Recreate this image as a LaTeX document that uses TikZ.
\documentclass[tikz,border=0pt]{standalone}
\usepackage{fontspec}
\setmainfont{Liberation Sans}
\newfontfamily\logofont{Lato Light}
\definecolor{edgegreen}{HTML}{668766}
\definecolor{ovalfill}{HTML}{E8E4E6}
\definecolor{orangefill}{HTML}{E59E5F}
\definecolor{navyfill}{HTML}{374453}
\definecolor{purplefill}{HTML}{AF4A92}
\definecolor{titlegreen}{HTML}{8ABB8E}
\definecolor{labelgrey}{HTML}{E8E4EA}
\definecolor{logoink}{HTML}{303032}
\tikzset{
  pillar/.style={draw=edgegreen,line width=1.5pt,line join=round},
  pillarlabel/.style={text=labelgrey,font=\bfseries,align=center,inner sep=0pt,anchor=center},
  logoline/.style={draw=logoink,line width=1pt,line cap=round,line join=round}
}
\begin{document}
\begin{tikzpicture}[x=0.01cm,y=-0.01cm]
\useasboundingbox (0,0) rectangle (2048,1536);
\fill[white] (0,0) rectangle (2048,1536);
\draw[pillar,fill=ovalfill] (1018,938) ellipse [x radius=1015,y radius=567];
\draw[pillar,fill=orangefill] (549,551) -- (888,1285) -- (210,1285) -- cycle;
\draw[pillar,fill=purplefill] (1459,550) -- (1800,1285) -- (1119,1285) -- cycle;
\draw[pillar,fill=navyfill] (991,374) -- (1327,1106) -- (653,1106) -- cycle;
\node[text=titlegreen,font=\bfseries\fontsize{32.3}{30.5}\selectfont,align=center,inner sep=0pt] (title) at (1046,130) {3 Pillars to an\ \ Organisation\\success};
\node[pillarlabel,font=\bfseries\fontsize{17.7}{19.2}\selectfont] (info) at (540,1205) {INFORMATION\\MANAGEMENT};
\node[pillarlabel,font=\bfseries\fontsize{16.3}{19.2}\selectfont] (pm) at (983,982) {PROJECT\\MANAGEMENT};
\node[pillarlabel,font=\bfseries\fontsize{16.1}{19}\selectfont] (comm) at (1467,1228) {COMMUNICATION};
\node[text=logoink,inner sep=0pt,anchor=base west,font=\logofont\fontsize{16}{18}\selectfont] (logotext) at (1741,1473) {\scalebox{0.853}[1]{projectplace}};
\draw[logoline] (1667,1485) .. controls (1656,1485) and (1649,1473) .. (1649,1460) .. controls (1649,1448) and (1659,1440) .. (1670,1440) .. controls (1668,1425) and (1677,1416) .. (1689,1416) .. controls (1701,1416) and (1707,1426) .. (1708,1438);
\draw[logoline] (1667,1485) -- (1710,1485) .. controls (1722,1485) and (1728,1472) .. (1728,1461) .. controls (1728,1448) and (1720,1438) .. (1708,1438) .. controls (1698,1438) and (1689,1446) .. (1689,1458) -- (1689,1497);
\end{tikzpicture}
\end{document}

⁂

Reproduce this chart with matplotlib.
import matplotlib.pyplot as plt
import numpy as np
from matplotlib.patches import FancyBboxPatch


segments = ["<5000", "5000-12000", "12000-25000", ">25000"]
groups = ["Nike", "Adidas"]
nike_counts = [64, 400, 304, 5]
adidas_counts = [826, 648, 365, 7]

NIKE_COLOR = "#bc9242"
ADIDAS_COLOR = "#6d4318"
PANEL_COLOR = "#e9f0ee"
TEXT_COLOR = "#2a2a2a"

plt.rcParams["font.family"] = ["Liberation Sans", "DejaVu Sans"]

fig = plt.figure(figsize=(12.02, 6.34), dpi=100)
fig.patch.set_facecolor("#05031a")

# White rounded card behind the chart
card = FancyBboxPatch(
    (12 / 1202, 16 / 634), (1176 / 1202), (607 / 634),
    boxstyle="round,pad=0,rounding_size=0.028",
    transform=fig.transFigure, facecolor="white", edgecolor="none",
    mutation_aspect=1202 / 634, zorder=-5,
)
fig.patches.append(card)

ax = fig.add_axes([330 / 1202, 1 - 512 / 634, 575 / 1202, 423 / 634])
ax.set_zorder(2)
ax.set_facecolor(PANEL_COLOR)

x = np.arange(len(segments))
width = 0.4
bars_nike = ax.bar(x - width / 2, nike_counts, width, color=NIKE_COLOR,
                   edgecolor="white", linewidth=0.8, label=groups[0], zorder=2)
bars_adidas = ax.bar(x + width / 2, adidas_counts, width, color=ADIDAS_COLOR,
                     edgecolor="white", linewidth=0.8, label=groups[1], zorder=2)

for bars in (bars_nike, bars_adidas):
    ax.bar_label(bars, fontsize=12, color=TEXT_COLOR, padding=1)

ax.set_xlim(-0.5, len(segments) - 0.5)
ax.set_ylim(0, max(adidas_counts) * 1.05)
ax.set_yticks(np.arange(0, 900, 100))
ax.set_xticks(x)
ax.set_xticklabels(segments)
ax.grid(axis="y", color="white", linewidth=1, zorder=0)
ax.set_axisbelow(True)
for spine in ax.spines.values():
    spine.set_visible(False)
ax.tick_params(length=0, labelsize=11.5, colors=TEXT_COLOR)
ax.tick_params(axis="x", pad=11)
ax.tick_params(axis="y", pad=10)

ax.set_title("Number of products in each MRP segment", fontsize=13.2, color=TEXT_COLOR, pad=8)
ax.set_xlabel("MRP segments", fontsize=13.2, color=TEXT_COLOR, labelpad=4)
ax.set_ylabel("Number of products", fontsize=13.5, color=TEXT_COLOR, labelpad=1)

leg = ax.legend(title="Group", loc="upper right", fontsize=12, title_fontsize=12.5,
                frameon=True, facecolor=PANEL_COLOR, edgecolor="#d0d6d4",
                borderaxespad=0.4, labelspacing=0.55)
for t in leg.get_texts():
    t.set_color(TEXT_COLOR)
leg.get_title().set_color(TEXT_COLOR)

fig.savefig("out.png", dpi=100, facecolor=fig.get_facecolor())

⁂

EXERCISE DESCRIPTION
Select all lines in the listing that include the word "matplotlib".

PROBLEM SOLUTION
Reproduce this chart with matplotlib.
import matplotlib.pyplot as plt
from matplotlib.patches import FancyBboxPatch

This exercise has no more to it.